An der Tafel, rechts von mir Frau A aus W., besser gestellte Witwe, mit viel Schmuck und einer ausgewält vornehmen rheinischen Diktion, an der Tafel links von mir das Fräulein aus Bayreuth. Das Fräulein spricht immer so leise beschwert sich Frau A., die sich matronenhaft über Ihre Pfunde mit neuen Kleidern hinwegtröstet ; das Fäulein ist Jahrgang 1920, und schon ziemlich klein und dürr geworden. Ihr gegenüber ein schweigsamer dünner Mann mit einer auffällig roten Nase, obwohl er immer nur Kamillentee trinkt. Das Fäulein hat herausgefunden, das er Jahrgang 1919 sei; und jetzt wundert sie sich fipsend; warum er wohl am Leben; wo alle ihre Bekannten geblieben seien. Der Mann, standhaft schweigend, erzählt mir später, er sei aus Gelsenkirchen; Ich frage Ihn direkt, ob er am Hochofen gearbeitet habe; er sagt er habe 56 Jahre lang in der Gießerei gearbeitet, und leider die Unfälle, und dabei sei auch sein Bein beschädigt worden.
Das Fräulein, schon etwas wackelig in der Knien, hatte von dem Minnesänger Otto von Henneberg-Botenlauben gehört (in der manessischen Liederhandschrift mit 16 Liedern und einer Bildtafel vertreten) – hat sie mal in einem Buch von gelesen. Nun gibt es hier nicht unweit die Burgruine Botenlauben, da wolle sie hinauf. Sie fand einen Bus mit gleichlautender Haltestelle, und wenn der hinunter dann kann ich auch hinauf. Am gleichen Nachmittag war auch die Gästewandergruppe dorthin unterwegs. Unser tapferes Fäulein wurde nun, von besagter Wandergruppe, an der Bushaltestelle abgefangen und ihr wurde von diesen Wanderen, die einigen 100 m über Geröll bis zur Höhe hinaufgeholfen. Es waren nette Leute aus ganz Deutschland, auch Hamburger, ach es war so romatisch dort oben. Abends ist das Fräulein stolz und läßt sich von mir zu einem halben Glas Wein einladen.

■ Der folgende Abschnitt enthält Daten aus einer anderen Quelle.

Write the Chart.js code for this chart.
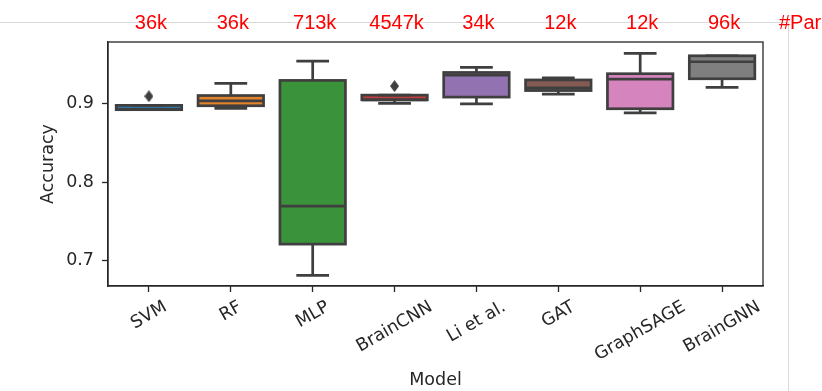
<!DOCTYPE html>
<html>
<head>
<meta charset="utf-8">
<script src="https://cdn.jsdelivr.net/npm/chart.js@4.4.1/dist/chart.umd.min.js"></script>
<style>
  html, body { margin: 0; padding: 0; background: #fff; overflow: hidden; }
  #wrap { position: relative; width: 822px; height: 391px; }
  .rule-h { position: absolute; left: 0; top: 22px; width: 788px; height: 1px; background: #dadada; }
  .rule-v { position: absolute; left: 788px; top: 22px; width: 1px; height: 369px; background: #dadada; }
  canvas { position: absolute; left: 0; top: 0; }
</style>
</head>
<body>
<div id="wrap">
  <div class="rule-h"></div>
  <div class="rule-v"></div>
  <canvas id="c" width="822" height="391"></canvas>
</div>
<script>
// Models compared and their accuracy distributions (box plot summary)
const categories  = ['SVM', 'RF', 'MLP', 'BrainCNN', 'Li et al.', 'GAT', 'GraphSAGE', 'BrainGNN'];
const whiskerLow  = [0.8920, 0.8936, 0.6815, 0.9000, 0.8995, 0.9118, 0.8880, 0.9203];
const q1          = [0.8920, 0.8970, 0.7212, 0.9045, 0.9080, 0.9163, 0.8932, 0.9313];
const medians     = [0.8920, 0.9033, 0.7695, 0.9045, 0.9360, 0.9198, 0.9309, 0.9529];
const q3          = [0.8975, 0.9100, 0.9292, 0.9105, 0.9393, 0.9298, 0.9377, 0.9605];
const whiskerHigh = [0.8975, 0.9254, 0.9537, 0.9105, 0.9457, 0.9325, 0.9635, 0.9605];
const outliers    = [0.909, null, null, 0.922, null, null, null, null];

// Parameter count of each model
const paramCounts = ['36k', '36k', '713k', '4547k', '34k', '12k', '12k', '96k'];
const paramHeader = '#Params';

const yTicks = [0.7, 0.8, 0.9];

const boxColors = ['#3274a1', '#e1812c', '#3a923a', '#c03d3e', '#9372b2', '#845b53', '#d684bd', '#7f7f7f'];
const EDGE = '#3f3f3f';
const AXIS = '#262626';
const LW = 2.7;
const FS = 17.5;
const FONT_FAMILY = '"DejaVu Sans", Verdana, sans-serif';
const TICK_LEN = 6;
const XLABEL_PAD = 5;

// thin diamond marker for fliers
function thinDiamond() {
  const c = document.createElement('canvas');
  c.width = 9; c.height = 12;
  const g = c.getContext('2d');
  g.fillStyle = EDGE;
  g.beginPath();
  g.moveTo(4.5, 0); g.lineTo(9, 6); g.lineTo(4.5, 12); g.lineTo(0, 6);
  g.closePath(); g.fill();
  return c;
}

const boxPlot = {
  id: 'boxPlot',
  afterDatasetsDraw(chart) {
    const ctx = chart.ctx;
    const ys = chart.scales.y;
    const bars = chart.getDatasetMeta(0).data;
    ctx.save();
    ctx.strokeStyle = EDGE;
    ctx.lineWidth = LW;
    ctx.lineJoin = 'miter';
    ctx.lineCap = 'butt';
    const seg = (x1, y1, x2, y2) => { ctx.beginPath(); ctx.moveTo(x1, y1); ctx.lineTo(x2, y2); ctx.stroke(); };
    bars.forEach((bar, i) => {
      const { x, width } = bar.getProps(['x', 'width'], true);
      const half = width / 2, cap = width / 4;
      const yLo = ys.getPixelForValue(whiskerLow[i]);
      const yQ1 = ys.getPixelForValue(q1[i]);
      const yMed = ys.getPixelForValue(medians[i]);
      const yQ3 = ys.getPixelForValue(q3[i]);
      const yHi = ys.getPixelForValue(whiskerHigh[i]);
      // whiskers and caps
      seg(x, yQ1, x, yLo);
      seg(x, yQ3, x, yHi);
      seg(x - cap, yLo, x + cap, yLo);
      seg(x - cap, yHi, x + cap, yHi);
      // box outline and median
      ctx.strokeRect(x - half, yQ3, width, yQ1 - yQ3);
      seg(x - half, yMed, x + half, yMed);
    });
    ctx.restore();
  },
  afterDraw(chart) {
    const ctx = chart.ctx;
    const xs = chart.scales.x;
    const area = chart.chartArea;
    ctx.save();
    // axes frame
    ctx.strokeStyle = AXIS;
    ctx.lineWidth = 1.3;
    ctx.strokeRect(area.left, area.top, area.right - area.left, area.bottom - area.top);

    // rotated category labels
    const ang = Math.PI / 6;
    ctx.font = FS + 'px ' + FONT_FAMILY;
    ctx.fillStyle = AXIS;
    ctx.textAlign = 'center';
    ctx.textBaseline = 'middle';
    categories.forEach((c, i) => {
      const x = xs.getPixelForValue(i);
      const w = ctx.measureText(c).width;
      const h = FS * 1.17;
      const bh = w * Math.sin(ang) + h * Math.cos(ang);
      const cy = area.bottom + TICK_LEN + XLABEL_PAD + bh / 2;
      ctx.save();
      ctx.translate(x, cy);
      ctx.rotate(-ang);
      ctx.fillText(c, 0, 0);
      ctx.restore();
    });

    // parameter counts above each model
    ctx.font = '20px "Liberation Sans", Arial, sans-serif';
    ctx.fillStyle = '#ff0000';
    ctx.textBaseline = 'middle';
    ctx.textAlign = 'center';
    paramCounts.forEach((p, i) => {
      ctx.fillText(p, xs.getPixelForValue(i) + 2, 23);
    });
    ctx.textAlign = 'left';
    ctx.fillText(paramHeader, area.right + 16, 23);
    ctx.restore();
  }
};

const tickFont = { family: FONT_FAMILY, size: FS };

new Chart(document.getElementById('c'), {
  type: 'bar',
  data: {
    labels: categories,
    datasets: [
      {
        label: 'IQR',
        data: q1.map((v, i) => [v, q3[i]]),
        backgroundColor: boxColors,
        borderWidth: 0,
        barPercentage: 0.8,
        categoryPercentage: 1.0,
        order: 2
      },
      {
        type: 'line',
        label: 'Fliers',
        data: outliers,
        showLine: false,
        pointStyle: thinDiamond(),
        pointRadius: 6,
        borderWidth: 0,
        backgroundColor: EDGE,
        order: 1
      }
    ]
  },
  options: {
    responsive: false,
    devicePixelRatio: 1,
    animation: false,
    events: [],
    layout: { padding: { top: 42, right: 59, bottom: 0, left: 0 } },
    plugins: { legend: { display: false }, tooltip: { enabled: false } },
    scales: {
      x: {
        type: 'category',
        offset: true,
        ticks: { display: false },
        grid: { offset: false, drawOnChartArea: false, drawTicks: true, tickLength: TICK_LEN, tickColor: AXIS, tickWidth: 1.3 },
        border: { display: true, color: AXIS, width: 1.3 },
        title: { display: true, text: 'Model', color: AXIS, font: tickFont, padding: { top: 0, bottom: 0 } },
        afterFit: s => { s.height = 105; }
      },
      y: {
        min: 0.668,
        max: 0.978,
        afterBuildTicks: s => { s.ticks = yTicks.map(v => ({ value: v })); },
        ticks: { color: AXIS, font: tickFont, padding: 8, callback: v => Number(v).toFixed(1) },
        grid: { drawOnChartArea: false, drawTicks: true, tickLength: TICK_LEN, tickColor: AXIS, tickWidth: 1.3 },
        border: { display: true, color: AXIS, width: 1.3 },
        title: { display: true, text: 'Accuracy', color: AXIS, font: tickFont, padding: { top: 38, bottom: 0 } },
        afterFit: s => { s.width = 108; }
      }
    }
  },
  plugins: [boxPlot]
});
</script>
</body>
</html>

Unser Otto von der Botenlauben war verheiratet mit einer Beatrix von Courtenay, die er in Akkon, auf einem Kreuzzug kennenlernte und dort verehelichte. „Ich trage Fesseln, die kein Blick kann schauen. Bezwungen haben sie mir Herz und Sinne, Ihr holder Reiz ist schuld, daß andere Frauen mich zeihn, ich übe nicht die rechte Minne. Doch der Liebe pflege ich nur zu einem Weibe,…“ Die beiden sind hier in der Nähe, in der Klosterkirche von Frauenroth, mit figürlichen Grabplatten im Kirchenschiff begraben – beide haben, wie es so Sitte – niedliche Hündchen zu ihren Füßen herausgemeißelt bekommen (zugetragen hat sich dies alles in der Zeit zwischen 1175 – 1244).